Funding technical debt without starting a civil war
This part is political, so treat it that way. Don’t ask teams to “do debt on the side.” That just means nights and weekends, then attrition. Also don’t freeze feature work and announce a “debt quarter” unless you’ve aligned stakeholders. That can backfire fast.
A practical approach that holds up:
Reserve capacity: a fixed slice of engineering time for debt work, protected by leadership. Start at 10 to 20 percent if you can.
Outcome-based debt: debt work tied to delivery goals, like “reduce release time by 30%” or “cut repeat incidents in half.”
Gate high-risk launches: new major initiatives must include debt reduction that keeps the platform stable.
And here’s the candor part. Some teams label every uncomfortable change “debt.” Don’t reward that. Make them show how it improves reliability, security, cost, or delivery speed.
A 90-day plan for reducing technical debt without stalling delivery
Days 1 to 30: inventory and truth
Define your debt categories and scoring model.
Pull incident themes and release pain points from the last 90 days.

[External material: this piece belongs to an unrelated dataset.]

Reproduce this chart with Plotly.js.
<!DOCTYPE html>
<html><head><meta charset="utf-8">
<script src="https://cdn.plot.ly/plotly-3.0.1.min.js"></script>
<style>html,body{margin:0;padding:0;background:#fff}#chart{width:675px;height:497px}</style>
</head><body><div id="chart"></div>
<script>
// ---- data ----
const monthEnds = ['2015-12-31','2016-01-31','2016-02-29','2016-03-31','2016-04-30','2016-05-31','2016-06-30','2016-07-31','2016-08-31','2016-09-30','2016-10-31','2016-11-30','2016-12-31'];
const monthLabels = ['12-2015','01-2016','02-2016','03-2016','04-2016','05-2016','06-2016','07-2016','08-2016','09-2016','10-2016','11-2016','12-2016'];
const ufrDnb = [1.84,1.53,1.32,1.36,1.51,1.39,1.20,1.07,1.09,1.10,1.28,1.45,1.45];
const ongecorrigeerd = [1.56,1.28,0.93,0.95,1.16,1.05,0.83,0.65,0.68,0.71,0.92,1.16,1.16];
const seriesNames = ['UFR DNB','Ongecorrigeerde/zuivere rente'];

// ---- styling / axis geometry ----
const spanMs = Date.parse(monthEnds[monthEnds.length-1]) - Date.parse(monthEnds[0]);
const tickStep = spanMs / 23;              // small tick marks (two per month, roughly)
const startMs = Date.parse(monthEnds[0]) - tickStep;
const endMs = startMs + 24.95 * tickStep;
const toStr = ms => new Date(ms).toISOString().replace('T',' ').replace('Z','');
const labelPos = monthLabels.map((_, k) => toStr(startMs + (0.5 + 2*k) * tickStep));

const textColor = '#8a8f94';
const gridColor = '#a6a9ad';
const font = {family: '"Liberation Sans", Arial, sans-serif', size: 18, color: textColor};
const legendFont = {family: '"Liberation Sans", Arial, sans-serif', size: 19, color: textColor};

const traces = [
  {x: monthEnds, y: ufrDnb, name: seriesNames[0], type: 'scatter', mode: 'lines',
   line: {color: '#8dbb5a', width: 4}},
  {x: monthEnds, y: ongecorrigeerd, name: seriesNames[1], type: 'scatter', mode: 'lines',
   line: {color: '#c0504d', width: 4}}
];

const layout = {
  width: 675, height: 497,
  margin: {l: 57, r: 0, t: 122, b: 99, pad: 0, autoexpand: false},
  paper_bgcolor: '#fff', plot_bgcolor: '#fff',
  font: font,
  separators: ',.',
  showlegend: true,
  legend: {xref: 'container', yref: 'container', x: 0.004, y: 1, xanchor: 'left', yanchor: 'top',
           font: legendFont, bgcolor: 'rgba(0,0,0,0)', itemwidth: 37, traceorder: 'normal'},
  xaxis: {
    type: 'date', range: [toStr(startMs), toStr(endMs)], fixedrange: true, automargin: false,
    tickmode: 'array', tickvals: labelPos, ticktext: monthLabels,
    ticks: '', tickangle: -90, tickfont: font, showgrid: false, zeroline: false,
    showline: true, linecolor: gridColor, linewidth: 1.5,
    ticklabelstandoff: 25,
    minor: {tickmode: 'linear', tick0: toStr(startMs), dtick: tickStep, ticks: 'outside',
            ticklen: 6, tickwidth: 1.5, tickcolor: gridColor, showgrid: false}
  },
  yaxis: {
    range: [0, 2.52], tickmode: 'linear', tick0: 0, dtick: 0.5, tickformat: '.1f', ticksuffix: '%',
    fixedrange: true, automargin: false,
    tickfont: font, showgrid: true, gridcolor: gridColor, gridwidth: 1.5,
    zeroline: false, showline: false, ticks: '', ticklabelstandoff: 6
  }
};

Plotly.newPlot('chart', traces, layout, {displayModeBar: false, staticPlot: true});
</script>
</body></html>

Identify critical-path end-of-life components and ownership.
Publish a short top-10 debt list with owners and target outcomes.

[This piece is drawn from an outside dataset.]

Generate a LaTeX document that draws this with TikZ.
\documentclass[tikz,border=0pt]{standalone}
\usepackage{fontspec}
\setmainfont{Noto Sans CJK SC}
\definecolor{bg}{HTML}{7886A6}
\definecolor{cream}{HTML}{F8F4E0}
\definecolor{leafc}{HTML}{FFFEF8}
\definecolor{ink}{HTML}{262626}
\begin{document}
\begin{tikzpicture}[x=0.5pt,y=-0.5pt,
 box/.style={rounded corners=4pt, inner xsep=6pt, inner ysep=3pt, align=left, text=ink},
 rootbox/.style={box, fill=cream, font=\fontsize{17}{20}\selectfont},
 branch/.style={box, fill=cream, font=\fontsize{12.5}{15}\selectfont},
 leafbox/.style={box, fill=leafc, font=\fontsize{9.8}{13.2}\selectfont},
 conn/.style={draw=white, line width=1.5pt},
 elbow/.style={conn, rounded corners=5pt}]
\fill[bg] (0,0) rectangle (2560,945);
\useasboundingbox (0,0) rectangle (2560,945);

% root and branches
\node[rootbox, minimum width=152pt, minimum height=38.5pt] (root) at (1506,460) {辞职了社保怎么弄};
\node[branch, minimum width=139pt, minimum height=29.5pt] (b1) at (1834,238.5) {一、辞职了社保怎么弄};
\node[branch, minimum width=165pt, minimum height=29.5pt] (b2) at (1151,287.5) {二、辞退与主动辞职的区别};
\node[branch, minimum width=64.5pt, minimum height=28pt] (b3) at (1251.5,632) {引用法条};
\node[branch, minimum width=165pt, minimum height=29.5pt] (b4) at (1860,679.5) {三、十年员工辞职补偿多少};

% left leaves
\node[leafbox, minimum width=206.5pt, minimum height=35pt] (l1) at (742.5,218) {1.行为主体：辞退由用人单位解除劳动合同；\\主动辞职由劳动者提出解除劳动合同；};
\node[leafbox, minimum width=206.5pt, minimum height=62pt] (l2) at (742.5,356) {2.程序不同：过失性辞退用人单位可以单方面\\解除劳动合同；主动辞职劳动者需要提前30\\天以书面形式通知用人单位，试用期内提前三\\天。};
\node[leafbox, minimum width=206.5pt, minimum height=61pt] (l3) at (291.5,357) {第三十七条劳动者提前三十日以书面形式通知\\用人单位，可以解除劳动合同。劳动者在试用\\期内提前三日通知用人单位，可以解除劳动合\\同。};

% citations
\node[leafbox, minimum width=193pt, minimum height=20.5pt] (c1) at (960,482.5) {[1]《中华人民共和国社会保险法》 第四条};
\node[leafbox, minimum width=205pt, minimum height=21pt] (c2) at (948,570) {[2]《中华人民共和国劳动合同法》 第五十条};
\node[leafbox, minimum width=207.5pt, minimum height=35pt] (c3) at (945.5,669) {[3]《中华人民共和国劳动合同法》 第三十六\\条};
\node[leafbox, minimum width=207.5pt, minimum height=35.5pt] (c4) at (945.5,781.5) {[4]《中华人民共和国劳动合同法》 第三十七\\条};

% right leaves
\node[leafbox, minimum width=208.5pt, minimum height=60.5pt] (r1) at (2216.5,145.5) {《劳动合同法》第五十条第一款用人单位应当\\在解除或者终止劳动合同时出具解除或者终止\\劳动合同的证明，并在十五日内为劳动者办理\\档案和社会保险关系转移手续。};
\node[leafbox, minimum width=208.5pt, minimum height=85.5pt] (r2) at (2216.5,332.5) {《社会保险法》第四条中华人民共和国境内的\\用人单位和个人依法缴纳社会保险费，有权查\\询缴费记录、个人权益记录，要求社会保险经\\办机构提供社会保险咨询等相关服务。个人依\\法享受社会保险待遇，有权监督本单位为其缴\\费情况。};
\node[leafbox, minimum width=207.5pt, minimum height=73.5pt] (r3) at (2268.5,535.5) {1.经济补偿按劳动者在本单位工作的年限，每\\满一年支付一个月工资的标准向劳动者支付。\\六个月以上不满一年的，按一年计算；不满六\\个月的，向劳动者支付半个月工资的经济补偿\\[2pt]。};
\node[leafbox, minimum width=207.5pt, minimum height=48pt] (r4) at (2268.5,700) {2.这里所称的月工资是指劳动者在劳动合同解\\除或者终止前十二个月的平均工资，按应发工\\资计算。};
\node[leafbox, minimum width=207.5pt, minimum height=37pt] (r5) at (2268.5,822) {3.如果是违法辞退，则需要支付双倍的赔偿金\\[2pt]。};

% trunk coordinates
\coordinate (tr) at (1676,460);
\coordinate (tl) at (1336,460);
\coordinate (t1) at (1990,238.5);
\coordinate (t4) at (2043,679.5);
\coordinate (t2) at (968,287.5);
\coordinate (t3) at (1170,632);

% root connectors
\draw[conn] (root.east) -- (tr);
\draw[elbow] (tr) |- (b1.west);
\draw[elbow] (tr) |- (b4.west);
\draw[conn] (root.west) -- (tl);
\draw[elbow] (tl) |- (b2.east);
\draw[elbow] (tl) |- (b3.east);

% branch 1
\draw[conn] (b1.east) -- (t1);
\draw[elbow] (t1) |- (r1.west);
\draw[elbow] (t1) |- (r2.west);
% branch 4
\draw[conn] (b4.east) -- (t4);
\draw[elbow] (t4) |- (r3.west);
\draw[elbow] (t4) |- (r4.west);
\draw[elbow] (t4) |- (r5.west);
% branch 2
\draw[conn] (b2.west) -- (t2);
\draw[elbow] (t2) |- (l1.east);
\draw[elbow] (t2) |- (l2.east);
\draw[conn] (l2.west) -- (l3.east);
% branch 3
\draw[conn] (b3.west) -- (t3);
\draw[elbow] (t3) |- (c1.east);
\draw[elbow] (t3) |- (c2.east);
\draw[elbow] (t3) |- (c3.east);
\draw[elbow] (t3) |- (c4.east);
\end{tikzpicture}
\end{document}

Days 31 to 60: pick leverage work and ship it
Fix the top two release bottlenecks.
Eliminate one repeat incident pattern end-to-end.
Upgrade or isolate one critical end-of-life component.
Set a default policy for non-prod cleanup and cost hygiene.
Days 61 to 90: lock in the operating rhythm
Turn the scoring model into a quarterly prioritization ritual.
Make debt outcomes part of leadership reporting, not just engineering.
Define a rewrite decision gate, so big rewrites require evidence.
Protect reserved capacity and measure whether it’s paying off.
FAQ
How do I explain technical debt to executives who only care about delivery?
Talk about controllability. Slower releases, more incidents, higher audit friction, rising cloud bills. Technical debt is the common cause behind those symptoms. Frame it as restoring delivery capacity, not polishing code.
Should we measure debt in story points?
Don’t. Measure outcomes. Fewer repeat incidents, faster releases, fewer emergency changes, lower cost per transaction. Points are internal bookkeeping. Outcomes are what leadership can defend.
What’s the first sign we’re prioritizing debt poorly?
Work ships, but nothing feels better. Releases are still scary. Incidents repeat. Audits still hurt. That means you’re fixing low-leverage debt. Re-score and move up the list.
Is “reducing technical debt” ever done?
No. It’s like maintenance. The win is making it routine, funded, and visible, so it never turns into a crisis program again.